__Given problem__
How many lines in the entries below include the string "this"? Answer with the number only.

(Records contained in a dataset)
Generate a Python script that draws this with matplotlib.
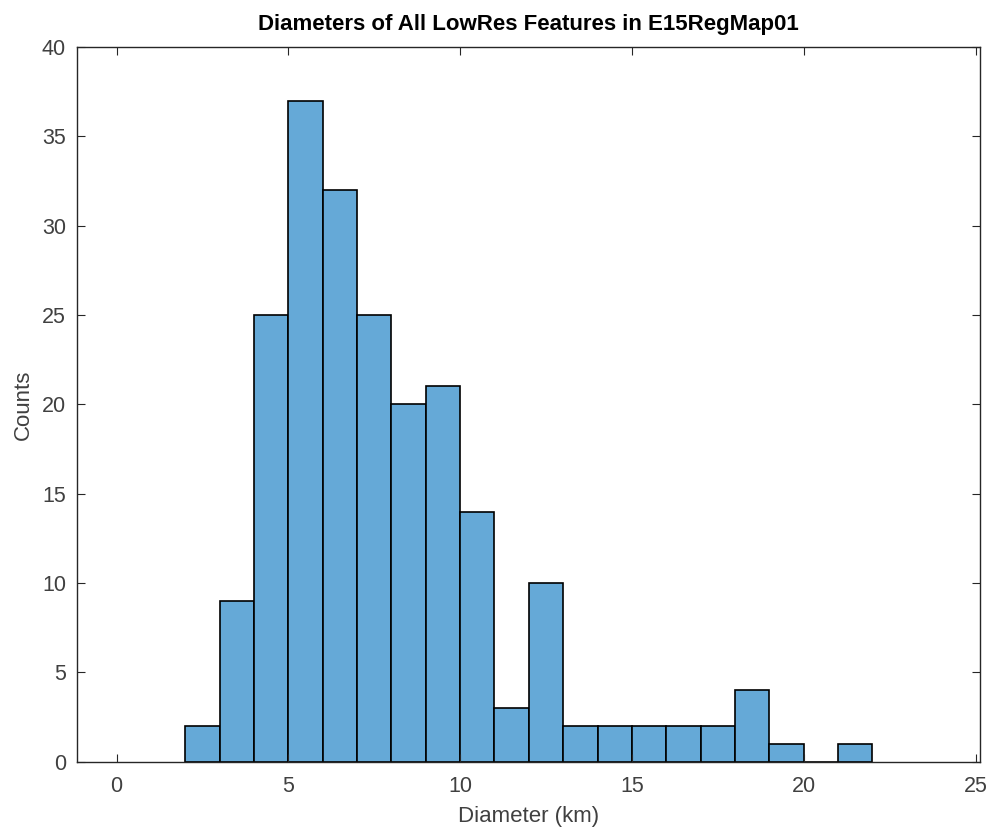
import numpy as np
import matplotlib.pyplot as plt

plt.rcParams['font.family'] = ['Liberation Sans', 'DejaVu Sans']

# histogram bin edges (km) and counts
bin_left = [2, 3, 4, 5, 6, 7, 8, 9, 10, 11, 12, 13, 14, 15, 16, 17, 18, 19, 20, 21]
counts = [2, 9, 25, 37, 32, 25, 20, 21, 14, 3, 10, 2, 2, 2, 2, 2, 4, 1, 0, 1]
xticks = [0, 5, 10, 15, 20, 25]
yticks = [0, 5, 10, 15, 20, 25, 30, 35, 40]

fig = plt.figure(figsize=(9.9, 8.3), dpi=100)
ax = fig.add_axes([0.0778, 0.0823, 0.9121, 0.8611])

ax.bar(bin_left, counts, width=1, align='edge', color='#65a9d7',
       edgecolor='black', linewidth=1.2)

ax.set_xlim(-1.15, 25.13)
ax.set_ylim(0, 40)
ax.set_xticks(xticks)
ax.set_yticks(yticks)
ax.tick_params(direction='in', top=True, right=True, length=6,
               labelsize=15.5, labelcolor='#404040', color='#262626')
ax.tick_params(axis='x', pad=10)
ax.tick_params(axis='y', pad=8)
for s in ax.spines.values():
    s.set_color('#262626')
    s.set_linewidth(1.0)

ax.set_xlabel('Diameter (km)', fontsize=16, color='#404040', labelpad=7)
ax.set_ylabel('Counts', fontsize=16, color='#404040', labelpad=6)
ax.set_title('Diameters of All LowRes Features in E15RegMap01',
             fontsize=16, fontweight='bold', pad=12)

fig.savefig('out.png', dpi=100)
...
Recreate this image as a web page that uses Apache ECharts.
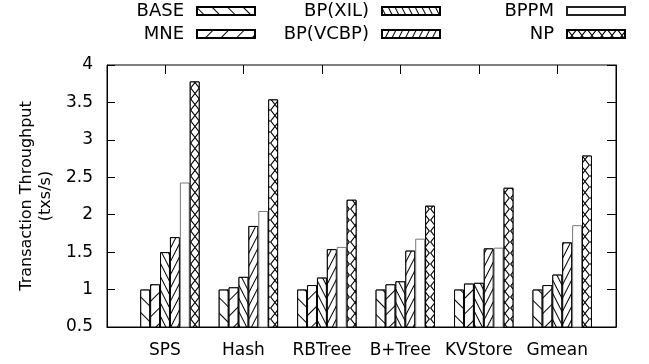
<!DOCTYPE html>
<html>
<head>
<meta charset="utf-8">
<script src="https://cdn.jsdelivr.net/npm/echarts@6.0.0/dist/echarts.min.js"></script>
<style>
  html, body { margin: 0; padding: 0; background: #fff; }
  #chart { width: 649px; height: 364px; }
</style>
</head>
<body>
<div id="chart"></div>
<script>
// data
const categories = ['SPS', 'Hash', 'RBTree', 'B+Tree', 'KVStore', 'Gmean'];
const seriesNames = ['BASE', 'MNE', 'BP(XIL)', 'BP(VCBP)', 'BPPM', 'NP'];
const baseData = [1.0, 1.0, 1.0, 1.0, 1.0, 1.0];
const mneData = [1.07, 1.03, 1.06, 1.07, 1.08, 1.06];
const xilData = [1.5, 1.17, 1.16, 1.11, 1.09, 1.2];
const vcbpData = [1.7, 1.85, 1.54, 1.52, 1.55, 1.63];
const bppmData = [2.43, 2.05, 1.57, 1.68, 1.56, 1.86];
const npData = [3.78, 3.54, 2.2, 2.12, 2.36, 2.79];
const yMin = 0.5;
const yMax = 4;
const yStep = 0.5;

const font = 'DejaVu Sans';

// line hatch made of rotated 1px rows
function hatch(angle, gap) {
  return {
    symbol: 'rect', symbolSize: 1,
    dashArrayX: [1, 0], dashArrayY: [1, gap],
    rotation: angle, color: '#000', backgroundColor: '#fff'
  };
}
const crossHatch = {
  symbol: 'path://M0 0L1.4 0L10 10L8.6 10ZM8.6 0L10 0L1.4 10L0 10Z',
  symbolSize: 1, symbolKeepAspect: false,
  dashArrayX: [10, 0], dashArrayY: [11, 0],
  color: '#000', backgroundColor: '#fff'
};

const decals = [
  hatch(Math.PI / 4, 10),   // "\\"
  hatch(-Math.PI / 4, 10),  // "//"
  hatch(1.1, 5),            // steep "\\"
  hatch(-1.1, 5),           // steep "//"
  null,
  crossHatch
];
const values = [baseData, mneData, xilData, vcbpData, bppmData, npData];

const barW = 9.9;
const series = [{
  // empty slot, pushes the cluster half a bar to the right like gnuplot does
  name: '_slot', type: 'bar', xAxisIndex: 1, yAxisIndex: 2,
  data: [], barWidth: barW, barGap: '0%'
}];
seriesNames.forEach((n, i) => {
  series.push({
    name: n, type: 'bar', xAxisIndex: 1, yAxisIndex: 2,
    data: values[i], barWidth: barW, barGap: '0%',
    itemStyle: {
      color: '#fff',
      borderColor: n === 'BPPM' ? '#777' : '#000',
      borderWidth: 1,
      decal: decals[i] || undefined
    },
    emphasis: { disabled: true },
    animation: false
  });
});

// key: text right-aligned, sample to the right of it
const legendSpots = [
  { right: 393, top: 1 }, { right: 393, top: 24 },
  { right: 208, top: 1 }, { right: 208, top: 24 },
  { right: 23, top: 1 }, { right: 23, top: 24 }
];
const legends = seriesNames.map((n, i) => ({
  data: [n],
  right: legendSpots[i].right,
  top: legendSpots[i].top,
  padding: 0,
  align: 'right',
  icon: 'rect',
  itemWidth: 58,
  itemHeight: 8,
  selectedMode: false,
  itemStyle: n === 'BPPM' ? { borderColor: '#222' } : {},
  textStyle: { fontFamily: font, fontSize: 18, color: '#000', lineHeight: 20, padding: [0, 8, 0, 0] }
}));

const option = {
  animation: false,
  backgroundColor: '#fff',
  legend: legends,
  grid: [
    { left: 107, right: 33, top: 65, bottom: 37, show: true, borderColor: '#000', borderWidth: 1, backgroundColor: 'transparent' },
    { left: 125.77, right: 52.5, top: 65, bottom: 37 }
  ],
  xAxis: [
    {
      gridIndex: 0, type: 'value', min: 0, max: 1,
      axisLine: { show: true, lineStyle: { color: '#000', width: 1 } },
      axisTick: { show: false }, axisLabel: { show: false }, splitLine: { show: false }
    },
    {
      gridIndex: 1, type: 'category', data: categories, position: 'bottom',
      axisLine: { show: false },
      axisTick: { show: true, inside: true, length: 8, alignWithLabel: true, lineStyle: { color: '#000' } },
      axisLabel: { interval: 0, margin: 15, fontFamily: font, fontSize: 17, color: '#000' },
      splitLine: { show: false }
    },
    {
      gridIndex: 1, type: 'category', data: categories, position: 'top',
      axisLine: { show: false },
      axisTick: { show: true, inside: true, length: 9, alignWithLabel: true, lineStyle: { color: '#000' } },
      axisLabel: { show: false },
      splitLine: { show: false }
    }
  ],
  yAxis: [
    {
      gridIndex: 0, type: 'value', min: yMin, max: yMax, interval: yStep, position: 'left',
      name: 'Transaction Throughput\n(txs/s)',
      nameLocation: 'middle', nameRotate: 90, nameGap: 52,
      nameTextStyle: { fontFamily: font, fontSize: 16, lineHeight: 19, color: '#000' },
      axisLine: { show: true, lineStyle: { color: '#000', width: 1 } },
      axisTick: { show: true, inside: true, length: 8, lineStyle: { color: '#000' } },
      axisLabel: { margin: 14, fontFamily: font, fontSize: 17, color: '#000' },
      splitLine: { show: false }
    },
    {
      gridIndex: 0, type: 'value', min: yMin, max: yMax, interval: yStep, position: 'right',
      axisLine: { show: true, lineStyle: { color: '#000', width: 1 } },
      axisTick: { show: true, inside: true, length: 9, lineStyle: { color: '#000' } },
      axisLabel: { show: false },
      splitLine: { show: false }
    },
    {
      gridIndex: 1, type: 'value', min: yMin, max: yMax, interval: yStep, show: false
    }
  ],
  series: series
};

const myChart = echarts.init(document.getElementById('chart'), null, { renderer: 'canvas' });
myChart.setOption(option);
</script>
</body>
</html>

__The completed task__
2